The UK government has now reduced its ownership in the British lender to 54.8%


The British government has reduced its ownership in NatWest Group to 54.8%. (Credit: Thunderwing at English Wikipedia)

UK Government Investments (UKGI) has completed the sale of a 5% stake held by HM Treasury in NatWest Group for £1.1bn via an accelerated book building process.

According to UKGI, 580 million of the ordinary shares held by HM Treasury in the lender were sold at a nominal price of £1 each to institutional investors.

The placing price in the accelerated book building process was 190p for each of the placing shares.

HM Treasury has now reduced its stake in NatWest Group to 54.8%.

Barring certain exceptions, UKGI and HM Treasury have undertaken to the bookrunners not to divest any more ordinary shares of the banking group for 90 calendar days without the prior written consent of a majority of them.

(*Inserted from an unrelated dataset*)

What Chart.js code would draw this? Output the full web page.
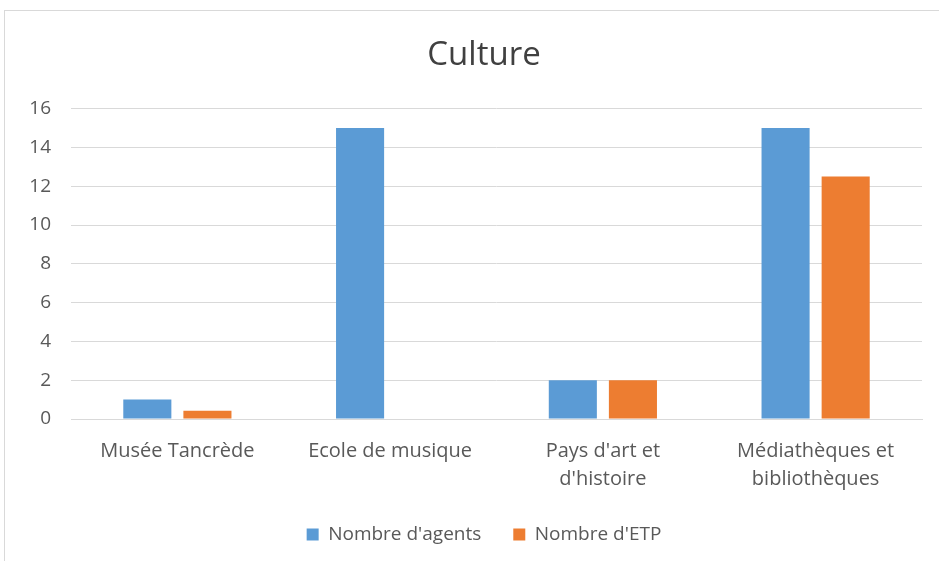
<!DOCTYPE html>
<html>
<head>
<meta charset="utf-8">
<script src="https://cdn.jsdelivr.net/npm/chart.js@4"></script>
<style>
  html, body { margin: 0; padding: 0; background: #fff; overflow: hidden; width: 939px; height: 561px; }
  #frame { position: absolute; left: 4px; top: 10px; width: 980px; height: 580px;
           border-left: 1px solid #d9d9d9; border-top: 1px solid #d9d9d9; }
  #wrap { position: absolute; left: 0; top: 0; width: 958px; height: 550px; }
</style>
</head>
<body>
<div id="frame"><div id="wrap"><canvas id="c"></canvas></div></div>
<script>
const categories = ["Musée Tancrède", "Ecole de musique", ["Pays d'art et", "d'histoire"], ["Médiathèques et", "bibliothèques"]];
const agents = [1, 15, 2, 15];
const etp = [0.42, 0, 2, 12.5];
const yTicks = { min: 0, max: 16, step: 2 };

const FONT = "'Open Sans', 'Noto Sans', sans-serif";
const TEXT = '#595959';

new Chart(document.getElementById('c'), {
  type: 'bar',
  data: {
    labels: categories,
    datasets: [
      { label: "Nombre d'agents", data: agents, backgroundColor: '#5b9bd5', borderWidth: 0 },
      { label: "Nombre d'ETP", data: etp, backgroundColor: '#ed7d31', borderWidth: 0 }
    ]
  },
  options: {
    responsive: true,
    maintainAspectRatio: false,
    animation: false,
    categoryPercentage: 0.565,
    barPercentage: 0.8,
    layout: { padding: { left: 0, right: 0, top: 0, bottom: 7 } },
    plugins: {
      title: {
        display: true, text: 'Culture', color: '#404040',
        font: { family: FONT, size: 33, weight: 'normal' },
        padding: { top: 25, bottom: 33 }
      },
      legend: {
        position: 'bottom',
        labels: {
          color: TEXT, font: { family: FONT, size: 19 },
          boxWidth: 12, boxHeight: 12, padding: 32
        }
      },
      tooltip: { enabled: false }
    },
    scales: {
      x: {
        grid: { display: false, drawTicks: false },
        border: { display: true, color: '#d9d9d9' },
        ticks: { color: TEXT, font: { family: FONT, size: 20, lineHeight: 1.4 }, padding: 18, maxRotation: 0 },
        afterFit(s) { s.height = 74; }
      },
      y: {
        min: yTicks.min, max: yTicks.max,
        grid: { color: '#d9d9d9', drawTicks: false },
        border: { display: false },
        ticks: { stepSize: yTicks.step, color: TEXT, font: { family: FONT, size: 19 }, padding: 20 },
        afterFit(s) { s.width = 66; }
      },
      yRight: {
        position: 'right',
        display: true,
        grid: { display: false, drawTicks: false },
        border: { display: false },
        ticks: { display: false },
        afterFit(s) { s.width = 41; }
      }
    }
  }
});
</script>
</body>
</html>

The date of the undertaking will be effective from the completion of the placing.

The joint bookrunners in connection with the placing were Barclays Bank, Citigroup Global Markets, Goldman Sachs International, and Morgan Stanley.

The UK government has continued to be the majority stakeholder in NatWest Group since the £45bn bailout during the global financial crisis in 2008.

Its last sale of shares in the lender to outside investors was nearly three years ago. In April 2021, NatWest Group agreed to directly buy back a stake of 4.86% for £1.1bn from HM Treasury to reduce the latter’s ownership to 59.77%.

Recently, the banking group reported a 115% year-over-year increase in its net profit for Q1 2021 at £620m. Its operating profit before tax was £946m for the reported period, an 82% growth year-over-year.